Burnett emphasises that “environments are complex spaces that respond to both climatic, wildlife and human driven factors. To make informed decisions we need an integrated understanding of how our decision or practices may ripple through the ecosystem and respond to change. Sometime these linkages are direct, other times we get lost in the complexity or do not see the indirect links that may have negative unintentional consequences. In addition, our practices are often driven by the socioeconomics and social cohesion of a community. This impacts the availability of a natural resource and can jeopardise or improve the sustainability of our practice. Developing a decision tool that incorporates the complexities of a socioecological system to guide decision making, account for unintentional consequences, and improve the way we manage a natural resource will assist in achieving sustainable practice.”

Burnett says the fate of freshwater ecosystems hangs in the balance. “They are the most threatened ecosystems on the planet, yet they form the basis of ecologically diverse systems and support life. These ecosystems support human livelihoods for food production, infrastructure development and basic health care.

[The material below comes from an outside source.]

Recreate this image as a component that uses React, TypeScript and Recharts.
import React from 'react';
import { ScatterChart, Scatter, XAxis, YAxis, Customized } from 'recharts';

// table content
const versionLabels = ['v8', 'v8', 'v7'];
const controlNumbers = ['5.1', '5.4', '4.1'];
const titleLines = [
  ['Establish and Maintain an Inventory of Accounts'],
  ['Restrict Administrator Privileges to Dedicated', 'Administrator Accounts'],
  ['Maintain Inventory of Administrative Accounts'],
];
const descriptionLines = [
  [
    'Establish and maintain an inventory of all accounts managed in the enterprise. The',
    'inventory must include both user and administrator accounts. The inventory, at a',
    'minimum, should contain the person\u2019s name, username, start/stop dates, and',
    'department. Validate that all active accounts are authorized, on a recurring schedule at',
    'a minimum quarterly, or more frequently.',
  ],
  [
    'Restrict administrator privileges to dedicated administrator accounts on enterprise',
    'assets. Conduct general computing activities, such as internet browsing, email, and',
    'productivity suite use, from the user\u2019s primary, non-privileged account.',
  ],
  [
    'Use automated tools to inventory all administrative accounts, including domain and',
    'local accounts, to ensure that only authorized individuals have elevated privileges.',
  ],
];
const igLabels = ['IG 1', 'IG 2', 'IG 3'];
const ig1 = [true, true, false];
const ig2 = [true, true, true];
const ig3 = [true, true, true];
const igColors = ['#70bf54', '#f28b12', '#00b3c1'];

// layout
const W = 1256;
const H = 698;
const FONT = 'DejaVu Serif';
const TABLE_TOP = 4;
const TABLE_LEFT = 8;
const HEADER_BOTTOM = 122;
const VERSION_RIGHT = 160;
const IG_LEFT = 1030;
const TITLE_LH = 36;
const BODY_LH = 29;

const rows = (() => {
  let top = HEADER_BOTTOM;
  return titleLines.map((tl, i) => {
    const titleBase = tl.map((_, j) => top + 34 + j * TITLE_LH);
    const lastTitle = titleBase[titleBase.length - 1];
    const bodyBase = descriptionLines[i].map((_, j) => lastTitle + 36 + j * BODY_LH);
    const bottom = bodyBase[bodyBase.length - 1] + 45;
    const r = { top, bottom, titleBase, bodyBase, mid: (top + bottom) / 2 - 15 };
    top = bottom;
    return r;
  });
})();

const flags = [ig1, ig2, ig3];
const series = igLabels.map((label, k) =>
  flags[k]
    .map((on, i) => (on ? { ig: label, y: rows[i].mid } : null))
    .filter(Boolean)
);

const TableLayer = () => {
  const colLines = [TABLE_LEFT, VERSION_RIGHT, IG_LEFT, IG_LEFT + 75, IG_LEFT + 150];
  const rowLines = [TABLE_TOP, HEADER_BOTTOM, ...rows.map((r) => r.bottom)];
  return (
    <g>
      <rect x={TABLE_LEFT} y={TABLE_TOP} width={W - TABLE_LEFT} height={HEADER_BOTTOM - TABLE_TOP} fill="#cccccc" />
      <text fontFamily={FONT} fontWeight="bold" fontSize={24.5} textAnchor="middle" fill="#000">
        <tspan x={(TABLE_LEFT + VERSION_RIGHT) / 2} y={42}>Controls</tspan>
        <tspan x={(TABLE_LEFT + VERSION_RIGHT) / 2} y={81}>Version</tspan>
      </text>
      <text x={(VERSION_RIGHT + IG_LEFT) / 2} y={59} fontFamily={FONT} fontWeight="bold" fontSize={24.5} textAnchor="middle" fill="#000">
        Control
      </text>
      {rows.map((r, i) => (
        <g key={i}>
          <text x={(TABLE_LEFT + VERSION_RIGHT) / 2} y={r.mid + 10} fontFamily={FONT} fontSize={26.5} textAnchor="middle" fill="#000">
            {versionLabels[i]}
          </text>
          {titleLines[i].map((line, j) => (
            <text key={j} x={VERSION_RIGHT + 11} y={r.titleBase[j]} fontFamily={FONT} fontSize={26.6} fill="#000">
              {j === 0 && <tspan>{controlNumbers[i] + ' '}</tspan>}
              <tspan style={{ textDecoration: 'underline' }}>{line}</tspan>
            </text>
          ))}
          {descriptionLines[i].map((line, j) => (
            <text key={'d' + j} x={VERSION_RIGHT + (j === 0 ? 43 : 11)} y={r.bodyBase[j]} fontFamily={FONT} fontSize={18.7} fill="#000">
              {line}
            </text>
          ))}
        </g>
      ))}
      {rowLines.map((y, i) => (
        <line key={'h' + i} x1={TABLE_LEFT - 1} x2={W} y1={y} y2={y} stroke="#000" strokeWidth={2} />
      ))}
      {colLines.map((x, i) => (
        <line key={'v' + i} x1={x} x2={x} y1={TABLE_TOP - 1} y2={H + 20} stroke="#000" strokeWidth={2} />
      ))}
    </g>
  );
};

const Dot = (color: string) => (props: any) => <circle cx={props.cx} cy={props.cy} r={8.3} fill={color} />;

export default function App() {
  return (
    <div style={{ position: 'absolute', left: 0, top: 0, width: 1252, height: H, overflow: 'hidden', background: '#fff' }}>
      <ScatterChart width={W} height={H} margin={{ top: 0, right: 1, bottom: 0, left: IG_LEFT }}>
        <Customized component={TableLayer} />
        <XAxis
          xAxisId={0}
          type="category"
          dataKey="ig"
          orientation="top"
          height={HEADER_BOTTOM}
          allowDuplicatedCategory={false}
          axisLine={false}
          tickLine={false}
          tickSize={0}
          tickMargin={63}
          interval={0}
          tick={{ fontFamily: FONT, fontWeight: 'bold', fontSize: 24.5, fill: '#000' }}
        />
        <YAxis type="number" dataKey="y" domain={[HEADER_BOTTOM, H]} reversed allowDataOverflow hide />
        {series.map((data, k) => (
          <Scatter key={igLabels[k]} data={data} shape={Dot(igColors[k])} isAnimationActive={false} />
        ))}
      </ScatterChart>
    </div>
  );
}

He says his research hopes to “demonstrate that biodiversity associated with seasonally available water may have greater benefits through ecosystem services rendered improving local socioeconomics. Integrating various inter- and trans-disciplinary components of a complex and dynamic floodplain system into a decision tool updated on availability of seasonal data can be made available to local fishers, leaders, and managers. Using the tool collectively could improve socioecological and economic benefits, social cohesion, and system sustainability.”

His approach is informed by his experiences while studying. “To complete my studies, I became a professional wilderness guide. I regularly took people out on back-pack trails into wilderness areas in Kruger National Park. Here artisan practices were regarded as primitive, yet formed the very back-bone on how I taught people to gather resources from the natural environment to survive in often foreign, harsh, unpredictable, and high-risk areas.

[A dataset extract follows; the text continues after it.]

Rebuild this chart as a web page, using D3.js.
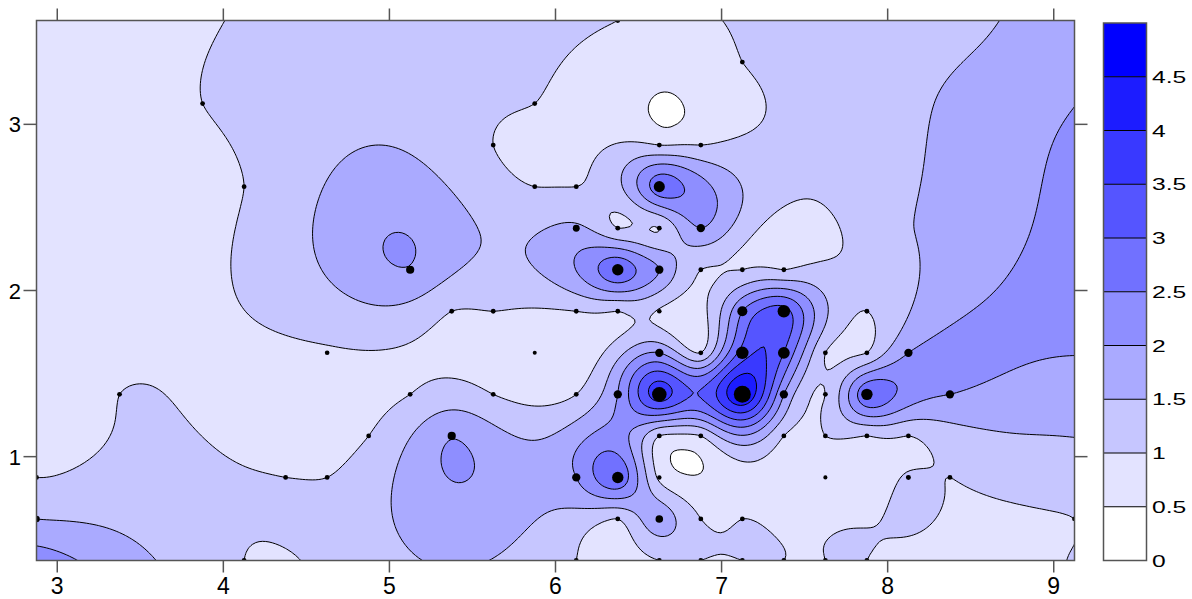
<!DOCTYPE html>
<html><head><meta charset="utf-8">
<script src="https://cdn.jsdelivr.net/npm/d3@7"></script>
<style>body{margin:0;background:#fff}svg{display:block}text{font-family:"Liberation Sans",Arial,sans-serif;fill:#000}</style>
</head><body><svg id="c" width="1192" height="599"></svg>
<script>
// sample point positions and values (drawn as dots)
const ptX = [6.375,
 7.125,
 3.875,5.875,
 5.625,6.625,6.875,
 4.125,5.875,6.125,6.625,
 6.125,6.375,6.625,6.875,
 5.125,6.375,6.625,6.875,7.125,7.375,
 5.375,5.625,6.125,6.375,6.625,7.125,7.375,7.875,
 4.625,5.875,6.625,6.875,7.125,7.375,7.625,7.875,8.125,
 3.375,5.125,5.625,6.125,6.375,6.625,7.125,7.375,7.625,7.875,8.375,
 4.875,5.375,6.625,6.875,7.375,7.625,7.875,8.125,
 2.875,4.375,4.625,6.125,6.375,6.625,7.625,8.125,8.375,
 2.875,6.375,6.625,6.875,7.125,9.125,
 4.125,6.125,6.625,6.875,7.125,7.375,7.625,7.875];
const ptY = [3.625,
 3.375,
 3.125,3.125,
 2.875,2.875,2.875,
 2.625,2.625,2.625,2.625,
 2.375,2.375,2.375,2.375,
 2.125,2.125,2.125,2.125,2.125,2.125,
 1.875,1.875,1.875,1.875,1.875,1.875,1.875,1.875,
 1.625,1.625,1.625,1.625,1.625,1.625,1.625,1.625,1.625,
 1.375,1.375,1.375,1.375,1.375,1.375,1.375,1.375,1.375,1.375,1.375,
 1.125,1.125,1.125,1.125,1.125,1.125,1.125,1.125,
 0.875,0.875,0.875,0.875,0.875,0.875,0.875,0.875,0.875,
 0.625,0.625,0.625,0.625,0.625,0.625,
 0.375,0.375,0.375,0.375,0.375,0.375,0.375,0.375];
const ptV = [1.0,
 1.0,
 1.0,1.0,
 1.0,1.0,1.0,
 1.0,1.0,1.0,2.8,
 1.6,1.0,1.0,2.0,
 1.97,2.9,2.0,1.0,1.0,1.0,
 1.0,1.0,1.0,1.0,0.95,2.5,3.2,1.0,
 0.95,0.58,2.0,1.0,3.2,3.0,1.0,1.0,2.0,
 1.0,1.0,1.0,1.0,2.0,3.8,4.5,2.0,1.0,2.9,2.0,
 1.0,1.97,1.0,1.0,1.0,1.0,1.0,1.0,
 1.0,1.0,1.0,2.0,2.9,0.9,0.8,1.05,1.0,
 1.5,1.0,1.8,1.0,1.0,1.0,
 1.0,1.0,1.0,1.0,1.0,1.0,1.0,1.0];
// surface values in areas without sample dots (not drawn)
const ctlX = [7.5, 8.0, 8.5, 9.125, 9.125, 9.125, 9.125, 8.625, 8.375, 7.625, 7.875, 8.125, 7.5, 7.79, 8.75, 9.125, 8.75, 3.375, 2.875,
              4.25, 4.375, 4.25, 6.66, 6.45, 6.87, 6.66, 6.66, 7.375, 7.875, 9.125, 6.77, 7.75];
const ctlY = [3.625,3.625,3.625,3.625, 2.875, 2.125, 1.375, 2.375, 3.125, 2.875, 3.375, 2.375, 2.35, 1.71, 0.5, 0.375, 1.0, 3.625, 0.375,
              3.625, 0.625, 0.375, 3.13, 3.15, 3.12, 3.34, 2.93, 2.625, 2.25, 1.0, 0.99, 0.39];
const ctlV = [1.12, 1.3, 1.42, 1.75, 2.1, 2.3, 1.75, 1.75, 1.55, 1.12, 1.28, 1.47, 0.85, 0.88, 0.9, 1.02, 1.3, 0.85, 2.25,
              1.05, 1.15, 0.9, 0.46, 0.62, 0.62, 0.62, 0.65, 1.1, 1.12, 1.38, 0.44, 1.08];

const levels = [0.5,1,1.5,2,2.5,3,3.5,4,4.5];
const barBins = [0,0.5,1,1.5,2,2.5,3,3.5,4,4.5];
const barLabels = ["0","0.5","1","1.5","2","2.5","3","3.5","4","4.5"];
const xTicks = [3,4,5,6,7,8,9];
const yTicks = [1,2,3];

const svg = d3.select("#c");
const L=36.5,R=1074.5,T=20.5,B=560.5;
const sx = d3.scaleLinear().domain([2.875,9.125]).range([L,R]);
const sy = d3.scaleLinear().domain([0.375,3.625]).range([B,T]);
const binColor = i => { const c = Math.round(255 - 255*i/9); return `rgb(${c},${c},255)`; };
const levelColor = v => binColor(Math.round(v/0.5));

// thin plate spline through all known values
const fx = ptX.concat(ctlX), fy = ptY.concat(ctlY), fv = ptV.concat(ctlV);
const N = fx.length, M = N+3;
const U = r2 => r2 > 0 ? 0.5*r2*Math.log(r2) : 0;
const A = [], bvec = [];
for (let i=0;i<M;i++){ A.push(new Array(M).fill(0)); bvec.push(i<N?fv[i]:0); }
for (let i=0;i<N;i++){
  for (let j=0;j<N;j++){ const dx=fx[i]-fx[j], dy=fy[i]-fy[j]; A[i][j]=U(dx*dx+dy*dy); }
  A[i][N]=1; A[i][N+1]=fx[i]; A[i][N+2]=fy[i];
  A[N][i]=1; A[N+1][i]=fx[i]; A[N+2][i]=fy[i];
}
function solve(A,b){const n=b.length;for(let k=0;k<n;k++){let p=k;for(let i=k+1;i<n;i++)if(Math.abs(A[i][k])>Math.abs(A[p][k]))p=i;[A[k],A[p]]=[A[p],A[k]];[b[k],b[p]]=[b[p],b[k]];for(let i=k+1;i<n;i++){const f=A[i][k]/A[k][k];if(!f)continue;for(let j=k;j<n;j++)A[i][j]-=f*A[k][j];b[i]-=f*b[k];}}const x=new Array(n);for(let i=n-1;i>=0;i--){let s=b[i];for(let j=i+1;j<n;j++)s-=A[i][j]*x[j];x[i]=s/A[i][i];}return x;}
const w = solve(A,bvec);
function tps(x,y){ let s=w[N]+w[N+1]*x+w[N+2]*y; for(let i=0;i<N;i++){const dx=x-fx[i],dy=y-fy[i];s+=w[i]*U(dx*dx+dy*dy);} return s; }

const step = 0.02, gx0 = 2.875-0.06, gy0 = 3.625+0.06;
const nx = Math.ceil((6.25+0.12)/step)+1, ny = Math.ceil((3.25+0.12)/step)+1;
const grid = new Float64Array(nx*ny);
for (let j=0;j<ny;j++) for (let i=0;i<nx;i++) grid[j*nx+i] = tps(gx0+i*step, gy0-j*step);

const proj = d3.geoTransform({point(x,y){ this.stream.point(sx(gx0+(x-0.5)*step), sy(gy0-(y-0.5)*step)); }});
const path = d3.geoPath(proj);
const contours = d3.contours().size([nx,ny]).thresholds(levels)(grid);

svg.append("defs").append("clipPath").attr("id","clip").append("rect")
  .attr("x",L).attr("y",T).attr("width",R-L).attr("height",B-T);
const plot = svg.append("g").attr("clip-path","url(#clip)");
plot.append("rect").attr("x",L).attr("y",T).attr("width",R-L).attr("height",B-T).attr("fill","#fff");
plot.selectAll("path.f").data(contours).join("path").attr("class","f")
  .attr("d",path).attr("fill",d=>levelColor(d.value)).attr("stroke","none");
plot.selectAll("path.l").data(contours).join("path").attr("class","l")
  .attr("d",path).attr("fill","none").attr("stroke","#000").attr("stroke-width",1);

const rScale = d3.scaleLinear().domain([1,4.5]).range([2.4,8.5]);
plot.selectAll("circle").data(ptX.map((x,i)=>i)).join("circle")
  .attr("cx",i=>sx(ptX[i])).attr("cy",i=>sy(ptY[i])).attr("r",i=>Math.max(2,rScale(ptV[i]))).attr("fill","#000");

// frame & ticks
const ax = svg.append("g").attr("stroke","#555").attr("stroke-width",1.5).attr("fill","none");
ax.append("rect").attr("x",L).attr("y",T).attr("width",R-L).attr("height",B-T);
xTicks.forEach(t=>{
  ax.append("line").attr("x1",sx(t)).attr("x2",sx(t)).attr("y1",B).attr("y2",B+12);
  ax.append("line").attr("x1",sx(t)).attr("x2",sx(t)).attr("y1",T).attr("y2",T-12);
});
yTicks.forEach(t=>{
  ax.append("line").attr("y1",sy(t)).attr("y2",sy(t)).attr("x1",L).attr("x2",L-13);
  ax.append("line").attr("y1",sy(t)).attr("y2",sy(t)).attr("x1",R).attr("x2",R+13);
});
svg.append("g").selectAll("text").data(xTicks).join("text")
  .attr("x",d=>sx(d)).attr("y",594).attr("text-anchor","middle").attr("font-size",23).text(d=>d);
svg.append("g").selectAll("text").data(yTicks).join("text")
  .attr("x",21).attr("y",d=>sy(d)+8).attr("text-anchor","end").attr("font-size",22).text(d=>d);

// colour bar
const cb = d3.scaleLinear().domain([0,5]).range([560.5,23]);
const CX=1103.5, CW=43;
svg.append("g").selectAll("rect").data(barBins).join("rect")
  .attr("x",CX).attr("width",CW).attr("y",d=>cb(d+0.5)).attr("height",d=>cb(d)-cb(d+0.5))
  .attr("fill",(d,i)=>binColor(i));
svg.append("g").selectAll("line").data(levels).join("line")
  .attr("x1",CX).attr("x2",CX+CW).attr("y1",d=>cb(d)).attr("y2",d=>cb(d)).attr("stroke","#000").attr("stroke-width",1.2);
svg.append("rect").attr("x",CX).attr("y",cb(5)).attr("width",CW).attr("height",cb(0)-cb(5))
  .attr("fill","none").attr("stroke","#555").attr("stroke-width",1.5);
svg.append("g").selectAll("text").data(barBins).join("text")
  .attr("transform",(d)=>`translate(1152,${cb(d)+6}) scale(1.45,1)`)
  .attr("font-size",17).text((d,i)=>barLabels[i]);
</script></body></html>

“At the same time, I collected my field work by tracking the movement of fish along the Crocodile River while living in a tent. I spent at most one month at home over a year and when I did, I’d sleep on the floor because that was what had become comfortable. When travelling other parts of Africa, I saw that living conditions are not easy, yet the persistence of people in these environments stems from a cunning ability to survive, using traditional knowledge of the landscape and animal behaviour. Importantly, I saw people and cultural perceptions of conservation marred with social challenges in a rapidly changing world. Conservation had to include people, but how?”

For Burnett, the future of the planet is not an academic abstraction. The personal is ever-present. Asked what gets him up in the morning, he answers: “In all honesty, now, my daughter. She is five years old and can’t sleep past 5am. I get up with her and ease into my day watching the sunrise and mentally preparing for the day before her toddler brother comes in and wreaks havoc.

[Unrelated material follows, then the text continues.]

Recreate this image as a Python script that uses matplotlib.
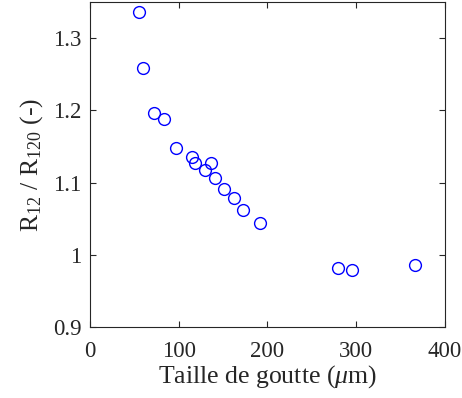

“There is truth in that success comes in being diligent with the small things that add up to greater things. My goal of a holistic lifestyle being connected to our environment to improve it and people’s livelihoods starts with small daily increments that accumulate and create healthy habits. It is a process that requires intentionality. This is why I get up with my kids, I want to invest in them while I can and foster habits that can hopefully improve the way I treat people and our environment for a better life, not only for me, but others and future generations.”


Dr Matthew Burnett is a postdoctoral fellow at UKZN.

He has a Ph.D in Ecology Sciences, conferred for his thesis entitled “Environmental monitoring of freshwater ecosystems using telemetered behavioural indicators from free‐swimming fish in southern Africa.